§ **AIM**: Copy everything in the listing below word for word, apart from any images.

§ **INFORMATION PROVIDED**:

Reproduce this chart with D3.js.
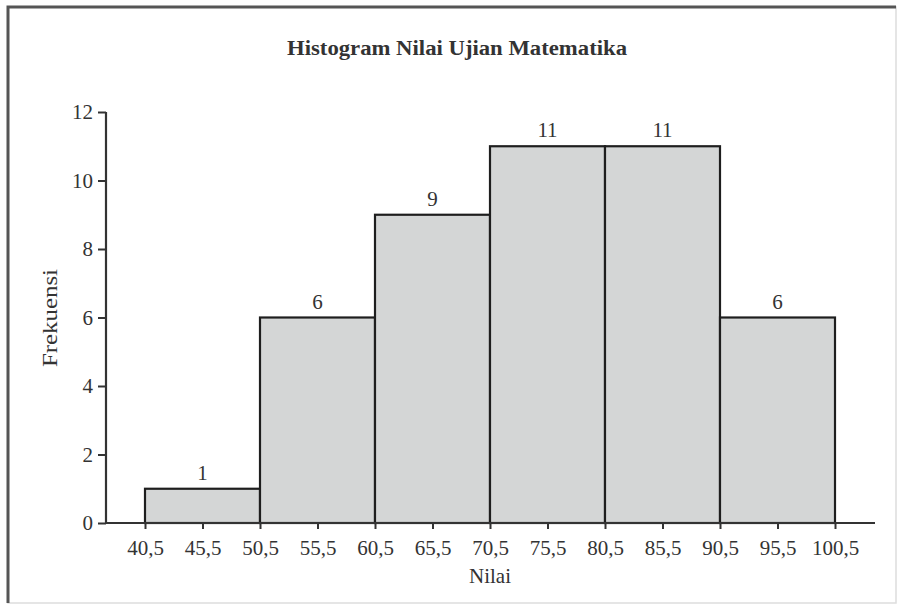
<!DOCTYPE html>
<html>
<head>
<meta charset="utf-8">
<script src="https://cdn.jsdelivr.net/npm/d3@7"></script>
<style>
body{margin:0;background:#fff;}
text{font-family:"Liberation Serif","Times New Roman",serif;fill:#333;}
</style>
</head>
<body>
<svg id="chart" width="901" height="605"></svg>
<script>
// data
var edges=[40.5,50.5,60.5,70.5,80.5,90.5,100.5];
var freq=[1,6,9,11,11,6];
var xTicks=[40.5,45.5,50.5,55.5,60.5,65.5,70.5,75.5,80.5,85.5,90.5,95.5,100.5];
var yTicks=[0,2,4,6,8,10,12];

var svg=d3.select("#chart");

// frame
svg.append("rect").attr("x",8).attr("y",7).attr("width",888).attr("height",596)
  .attr("fill","none").attr("stroke","#ddd").attr("stroke-width",1.5);
svg.append("path").attr("d","M8,603V7H896")
  .attr("fill","none").attr("stroke","#555").attr("stroke-width",3);

var x=d3.scaleLinear().domain([40.5,100.5]).range([145,835]);
var y=d3.scaleLinear().domain([0,12]).range([523,112]);
var fmt=function(d){return String(d).replace(".",",");};

// bars
svg.selectAll(".bar").data(freq).enter().append("rect")
  .attr("class","bar")
  .attr("x",function(d,i){return x(edges[i]);})
  .attr("y",function(d){return y(d);})
  .attr("width",function(d,i){return x(edges[i+1])-x(edges[i]);})
  .attr("height",function(d){return y(0)-y(d);})
  .attr("fill","#d4d6d6").attr("stroke","#1e1e1e").attr("stroke-width",2.2);

svg.selectAll(".lbl").data(freq).enter().append("text")
  .attr("x",function(d,i){return (x(edges[i])+x(edges[i+1]))/2;})
  .attr("y",function(d){return y(d)-9;})
  .attr("text-anchor","middle").attr("font-size",21)
  .text(function(d){return d;});

// x axis
var xAxis=d3.axisBottom(x).tickValues(xTicks).tickFormat(fmt).tickSize(6).tickPadding(11);
var gx=svg.append("g").attr("transform","translate(0,"+y(0)+")").call(xAxis);
gx.select(".domain").attr("d","M106,0H875").attr("stroke","#333").attr("stroke-width",2.2);
gx.selectAll(".tick line").attr("stroke","#333").attr("stroke-width",2);
gx.selectAll(".tick text").attr("font-size",21).attr("font-family","Liberation Serif").attr("fill","#444");

// y axis
var yAxis=d3.axisLeft(y).tickValues(yTicks).tickSize(8).tickPadding(5);
var gy=svg.append("g").attr("transform","translate(106,0)").call(yAxis);
gy.select(".domain").attr("d","M0,"+y(12)+"V"+y(0)).attr("stroke","#333").attr("stroke-width",2.2);
gy.selectAll(".tick line").attr("stroke","#333").attr("stroke-width",2);
gy.selectAll(".tick text").attr("font-size",21).attr("font-family","Liberation Serif").attr("fill","#444");

// titles
svg.append("text").attr("x",457).attr("y",55).attr("text-anchor","middle")
  .attr("font-size",20).attr("font-weight","bold").attr("textLength",340).attr("lengthAdjust","spacingAndGlyphs")
  .text("Histogram Nilai Ujian Matematika");
svg.append("text").attr("x",490).attr("y",583).attr("text-anchor","middle")
  .attr("font-size",21).text("Nilai");
svg.append("text").attr("transform","translate(57,318) rotate(-90)").attr("text-anchor","middle")
  .attr("font-size",21).attr("textLength",98).attr("lengthAdjust","spacingAndGlyphs").text("Frekuensi");
</script>
</body>
</html>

§ **COMPLETE OUTPUT**:
Reproduce this chart with D3.js.
<!DOCTYPE html>
<html>
<head>
<meta charset="utf-8">
<script src="https://cdn.jsdelivr.net/npm/d3@7"></script>
<style>
body{margin:0;background:#fff;}
text{font-family:"Liberation Serif","Times New Roman",serif;fill:#333;}
</style>
</head>
<body>
<svg id="chart" width="901" height="605"></svg>
<script>
// data
var edges=[40.5,50.5,60.5,70.5,80.5,90.5,100.5];
var freq=[1,6,9,11,11,6];
var xTicks=[40.5,45.5,50.5,55.5,60.5,65.5,70.5,75.5,80.5,85.5,90.5,95.5,100.5];
var yTicks=[0,2,4,6,8,10,12];

var svg=d3.select("#chart");

// frame
svg.append("rect").attr("x",8).attr("y",7).attr("width",888).attr("height",596)
  .attr("fill","none").attr("stroke","#ddd").attr("stroke-width",1.5);
svg.append("path").attr("d","M8,603V7H896")
  .attr("fill","none").attr("stroke","#555").attr("stroke-width",3);

var x=d3.scaleLinear().domain([40.5,100.5]).range([145,835]);
var y=d3.scaleLinear().domain([0,12]).range([523,112]);
var fmt=function(d){return String(d).replace(".",",");};

// bars
svg.selectAll(".bar").data(freq).enter().append("rect")
  .attr("class","bar")
  .attr("x",function(d,i){return x(edges[i]);})
  .attr("y",function(d){return y(d);})
  .attr("width",function(d,i){return x(edges[i+1])-x(edges[i]);})
  .attr("height",function(d){return y(0)-y(d);})
  .attr("fill","#d4d6d6").attr("stroke","#1e1e1e").attr("stroke-width",2.2);

svg.selectAll(".lbl").data(freq).enter().append("text")
  .attr("x",function(d,i){return (x(edges[i])+x(edges[i+1]))/2;})
  .attr("y",function(d){return y(d)-9;})
  .attr("text-anchor","middle").attr("font-size",21)
  .text(function(d){return d;});

// x axis
var xAxis=d3.axisBottom(x).tickValues(xTicks).tickFormat(fmt).tickSize(6).tickPadding(11);
var gx=svg.append("g").attr("transform","translate(0,"+y(0)+")").call(xAxis);
gx.select(".domain").attr("d","M106,0H875").attr("stroke","#333").attr("stroke-width",2.2);
gx.selectAll(".tick line").attr("stroke","#333").attr("stroke-width",2);
gx.selectAll(".tick text").attr("font-size",21).attr("font-family","Liberation Serif").attr("fill","#444");

// y axis
var yAxis=d3.axisLeft(y).tickValues(yTicks).tickSize(8).tickPadding(5);
var gy=svg.append("g").attr("transform","translate(106,0)").call(yAxis);
gy.select(".domain").attr("d","M0,"+y(12)+"V"+y(0)).attr("stroke","#333").attr("stroke-width",2.2);
gy.selectAll(".tick line").attr("stroke","#333").attr("stroke-width",2);
gy.selectAll(".tick text").attr("font-size",21).attr("font-family","Liberation Serif").attr("fill","#444");

// titles
svg.append("text").attr("x",457).attr("y",55).attr("text-anchor","middle")
  .attr("font-size",20).attr("font-weight","bold").attr("textLength",340).attr("lengthAdjust","spacingAndGlyphs")
  .text("Histogram Nilai Ujian Matematika");
svg.append("text").attr("x",490).attr("y",583).attr("text-anchor","middle")
  .attr("font-size",21).text("Nilai");
svg.append("text").attr("transform","translate(57,318) rotate(-90)").attr("text-anchor","middle")
  .attr("font-size",21).attr("textLength",98).attr("lengthAdjust","spacingAndGlyphs").text("Frekuensi");
</script>
</body>
</html>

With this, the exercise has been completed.